→ Supplied material
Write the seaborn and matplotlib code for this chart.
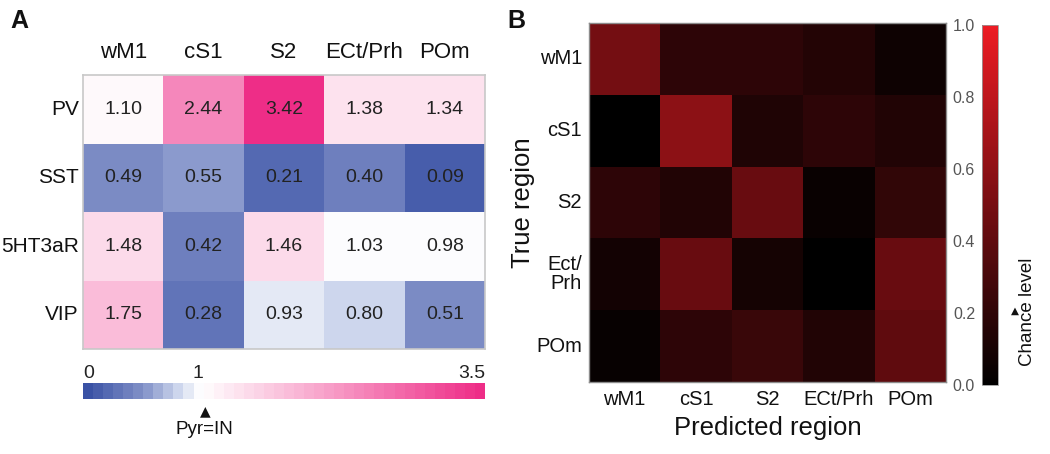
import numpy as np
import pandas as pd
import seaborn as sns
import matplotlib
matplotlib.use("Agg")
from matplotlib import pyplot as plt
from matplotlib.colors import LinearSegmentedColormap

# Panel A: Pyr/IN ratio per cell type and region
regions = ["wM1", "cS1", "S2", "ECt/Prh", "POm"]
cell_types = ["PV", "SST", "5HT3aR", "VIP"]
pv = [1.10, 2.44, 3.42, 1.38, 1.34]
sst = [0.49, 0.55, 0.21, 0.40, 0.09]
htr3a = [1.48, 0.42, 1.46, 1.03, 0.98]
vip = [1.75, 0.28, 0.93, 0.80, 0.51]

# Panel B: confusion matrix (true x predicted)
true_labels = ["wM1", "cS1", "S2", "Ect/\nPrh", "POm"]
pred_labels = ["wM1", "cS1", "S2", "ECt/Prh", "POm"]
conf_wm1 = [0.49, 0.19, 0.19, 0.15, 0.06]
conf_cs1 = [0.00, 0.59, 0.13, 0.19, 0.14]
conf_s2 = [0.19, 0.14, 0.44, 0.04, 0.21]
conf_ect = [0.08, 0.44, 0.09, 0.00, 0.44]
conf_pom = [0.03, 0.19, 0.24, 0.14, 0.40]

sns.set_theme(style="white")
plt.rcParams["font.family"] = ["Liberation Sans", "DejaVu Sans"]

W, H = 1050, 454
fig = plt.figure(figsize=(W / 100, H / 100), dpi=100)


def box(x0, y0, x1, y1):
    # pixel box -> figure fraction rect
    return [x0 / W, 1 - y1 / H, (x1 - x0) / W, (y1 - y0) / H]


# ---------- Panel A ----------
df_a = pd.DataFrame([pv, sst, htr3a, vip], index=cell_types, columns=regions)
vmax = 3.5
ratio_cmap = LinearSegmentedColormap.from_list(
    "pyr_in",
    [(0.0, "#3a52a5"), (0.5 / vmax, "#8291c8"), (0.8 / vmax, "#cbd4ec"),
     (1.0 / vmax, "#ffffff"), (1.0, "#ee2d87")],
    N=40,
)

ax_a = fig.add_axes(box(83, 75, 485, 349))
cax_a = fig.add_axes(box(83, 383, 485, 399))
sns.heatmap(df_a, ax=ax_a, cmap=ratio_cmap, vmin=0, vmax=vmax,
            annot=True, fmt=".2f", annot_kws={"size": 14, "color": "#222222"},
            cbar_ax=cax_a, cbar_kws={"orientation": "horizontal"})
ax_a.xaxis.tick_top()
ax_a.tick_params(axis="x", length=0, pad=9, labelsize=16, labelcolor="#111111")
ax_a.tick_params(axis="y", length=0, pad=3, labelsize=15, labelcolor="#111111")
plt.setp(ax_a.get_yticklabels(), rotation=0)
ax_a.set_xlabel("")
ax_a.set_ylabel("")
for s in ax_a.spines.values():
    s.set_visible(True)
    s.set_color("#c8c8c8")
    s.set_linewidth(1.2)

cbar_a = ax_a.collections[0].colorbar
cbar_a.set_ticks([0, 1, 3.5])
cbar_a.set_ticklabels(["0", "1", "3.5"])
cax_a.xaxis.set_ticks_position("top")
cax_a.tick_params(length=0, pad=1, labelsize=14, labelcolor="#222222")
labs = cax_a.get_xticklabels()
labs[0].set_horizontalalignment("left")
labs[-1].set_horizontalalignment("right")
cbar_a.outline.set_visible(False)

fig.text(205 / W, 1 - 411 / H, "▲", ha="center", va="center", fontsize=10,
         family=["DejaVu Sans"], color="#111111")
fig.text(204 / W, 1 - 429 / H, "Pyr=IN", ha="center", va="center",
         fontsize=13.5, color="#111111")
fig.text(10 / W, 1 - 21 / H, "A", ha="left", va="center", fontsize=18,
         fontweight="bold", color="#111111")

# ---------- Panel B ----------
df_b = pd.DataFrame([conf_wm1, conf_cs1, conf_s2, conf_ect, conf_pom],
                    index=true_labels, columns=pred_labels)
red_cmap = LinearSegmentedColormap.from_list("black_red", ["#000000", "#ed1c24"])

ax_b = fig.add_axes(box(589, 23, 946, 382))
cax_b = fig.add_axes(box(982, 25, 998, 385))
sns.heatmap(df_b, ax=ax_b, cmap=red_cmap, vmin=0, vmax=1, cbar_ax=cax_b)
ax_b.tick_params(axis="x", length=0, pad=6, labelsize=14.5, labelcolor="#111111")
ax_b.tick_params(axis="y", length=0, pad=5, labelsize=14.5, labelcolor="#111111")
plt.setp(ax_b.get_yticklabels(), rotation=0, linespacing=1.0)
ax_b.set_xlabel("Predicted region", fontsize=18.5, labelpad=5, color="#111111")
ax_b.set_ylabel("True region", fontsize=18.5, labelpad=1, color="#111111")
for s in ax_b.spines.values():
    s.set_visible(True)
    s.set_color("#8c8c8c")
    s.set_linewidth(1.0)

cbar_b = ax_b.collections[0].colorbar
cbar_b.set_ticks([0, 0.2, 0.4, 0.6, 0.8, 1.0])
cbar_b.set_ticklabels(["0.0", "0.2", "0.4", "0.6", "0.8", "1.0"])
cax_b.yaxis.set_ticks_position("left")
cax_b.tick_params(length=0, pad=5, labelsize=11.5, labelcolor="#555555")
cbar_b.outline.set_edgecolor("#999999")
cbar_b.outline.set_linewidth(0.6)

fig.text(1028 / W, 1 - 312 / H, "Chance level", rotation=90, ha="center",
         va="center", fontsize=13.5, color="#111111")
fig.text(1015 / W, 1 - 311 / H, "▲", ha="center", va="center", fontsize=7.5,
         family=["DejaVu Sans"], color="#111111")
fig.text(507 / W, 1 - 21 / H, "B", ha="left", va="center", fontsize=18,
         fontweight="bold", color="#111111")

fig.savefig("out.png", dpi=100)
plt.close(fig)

→ Goal
Do not include the images; transcribe the rest of the listing exactly.

→ Task output
Write the seaborn and matplotlib code for this chart.
import numpy as np
import pandas as pd
import seaborn as sns
import matplotlib
matplotlib.use("Agg")
from matplotlib import pyplot as plt
from matplotlib.colors import LinearSegmentedColormap

# Panel A: Pyr/IN ratio per cell type and region
regions = ["wM1", "cS1", "S2", "ECt/Prh", "POm"]
cell_types = ["PV", "SST", "5HT3aR", "VIP"]
pv = [1.10, 2.44, 3.42, 1.38, 1.34]
sst = [0.49, 0.55, 0.21, 0.40, 0.09]
htr3a = [1.48, 0.42, 1.46, 1.03, 0.98]
vip = [1.75, 0.28, 0.93, 0.80, 0.51]

# Panel B: confusion matrix (true x predicted)
true_labels = ["wM1", "cS1", "S2", "Ect/\nPrh", "POm"]
pred_labels = ["wM1", "cS1", "S2", "ECt/Prh", "POm"]
conf_wm1 = [0.49, 0.19, 0.19, 0.15, 0.06]
conf_cs1 = [0.00, 0.59, 0.13, 0.19, 0.14]
conf_s2 = [0.19, 0.14, 0.44, 0.04, 0.21]
conf_ect = [0.08, 0.44, 0.09, 0.00, 0.44]
conf_pom = [0.03, 0.19, 0.24, 0.14, 0.40]

sns.set_theme(style="white")
plt.rcParams["font.family"] = ["Liberation Sans", "DejaVu Sans"]

W, H = 1050, 454
fig = plt.figure(figsize=(W / 100, H / 100), dpi=100)


def box(x0, y0, x1, y1):
    # pixel box -> figure fraction rect
    return [x0 / W, 1 - y1 / H, (x1 - x0) / W, (y1 - y0) / H]


# ---------- Panel A ----------
df_a = pd.DataFrame([pv, sst, htr3a, vip], index=cell_types, columns=regions)
vmax = 3.5
ratio_cmap = LinearSegmentedColormap.from_list(
    "pyr_in",
    [(0.0, "#3a52a5"), (0.5 / vmax, "#8291c8"), (0.8 / vmax, "#cbd4ec"),
     (1.0 / vmax, "#ffffff"), (1.0, "#ee2d87")],
    N=40,
)

ax_a = fig.add_axes(box(83, 75, 485, 349))
cax_a = fig.add_axes(box(83, 383, 485, 399))
sns.heatmap(df_a, ax=ax_a, cmap=ratio_cmap, vmin=0, vmax=vmax,
            annot=True, fmt=".2f", annot_kws={"size": 14, "color": "#222222"},
            cbar_ax=cax_a, cbar_kws={"orientation": "horizontal"})
ax_a.xaxis.tick_top()
ax_a.tick_params(axis="x", length=0, pad=9, labelsize=16, labelcolor="#111111")
ax_a.tick_params(axis="y", length=0, pad=3, labelsize=15, labelcolor="#111111")
plt.setp(ax_a.get_yticklabels(), rotation=0)
ax_a.set_xlabel("")
ax_a.set_ylabel("")
for s in ax_a.spines.values():
    s.set_visible(True)
    s.set_color("#c8c8c8")
    s.set_linewidth(1.2)

cbar_a = ax_a.collections[0].colorbar
cbar_a.set_ticks([0, 1, 3.5])
cbar_a.set_ticklabels(["0", "1", "3.5"])
cax_a.xaxis.set_ticks_position("top")
cax_a.tick_params(length=0, pad=1, labelsize=14, labelcolor="#222222")
labs = cax_a.get_xticklabels()
labs[0].set_horizontalalignment("left")
labs[-1].set_horizontalalignment("right")
cbar_a.outline.set_visible(False)

fig.text(205 / W, 1 - 411 / H, "▲", ha="center", va="center", fontsize=10,
         family=["DejaVu Sans"], color="#111111")
fig.text(204 / W, 1 - 429 / H, "Pyr=IN", ha="center", va="center",
         fontsize=13.5, color="#111111")
fig.text(10 / W, 1 - 21 / H, "A", ha="left", va="center", fontsize=18,
         fontweight="bold", color="#111111")

# ---------- Panel B ----------
df_b = pd.DataFrame([conf_wm1, conf_cs1, conf_s2, conf_ect, conf_pom],
                    index=true_labels, columns=pred_labels)
red_cmap = LinearSegmentedColormap.from_list("black_red", ["#000000", "#ed1c24"])

ax_b = fig.add_axes(box(589, 23, 946, 382))
cax_b = fig.add_axes(box(982, 25, 998, 385))
sns.heatmap(df_b, ax=ax_b, cmap=red_cmap, vmin=0, vmax=1, cbar_ax=cax_b)
ax_b.tick_params(axis="x", length=0, pad=6, labelsize=14.5, labelcolor="#111111")
ax_b.tick_params(axis="y", length=0, pad=5, labelsize=14.5, labelcolor="#111111")
plt.setp(ax_b.get_yticklabels(), rotation=0, linespacing=1.0)
ax_b.set_xlabel("Predicted region", fontsize=18.5, labelpad=5, color="#111111")
ax_b.set_ylabel("True region", fontsize=18.5, labelpad=1, color="#111111")
for s in ax_b.spines.values():
    s.set_visible(True)
    s.set_color("#8c8c8c")
    s.set_linewidth(1.0)

cbar_b = ax_b.collections[0].colorbar
cbar_b.set_ticks([0, 0.2, 0.4, 0.6, 0.8, 1.0])
cbar_b.set_ticklabels(["0.0", "0.2", "0.4", "0.6", "0.8", "1.0"])
cax_b.yaxis.set_ticks_position("left")
cax_b.tick_params(length=0, pad=5, labelsize=11.5, labelcolor="#555555")
cbar_b.outline.set_edgecolor("#999999")
cbar_b.outline.set_linewidth(0.6)

fig.text(1028 / W, 1 - 312 / H, "Chance level", rotation=90, ha="center",
         va="center", fontsize=13.5, color="#111111")
fig.text(1015 / W, 1 - 311 / H, "▲", ha="center", va="center", fontsize=7.5,
         family=["DejaVu Sans"], color="#111111")
fig.text(507 / W, 1 - 21 / H, "B", ha="left", va="center", fontsize=18,
         fontweight="bold", color="#111111")

fig.savefig("out.png", dpi=100)
plt.close(fig)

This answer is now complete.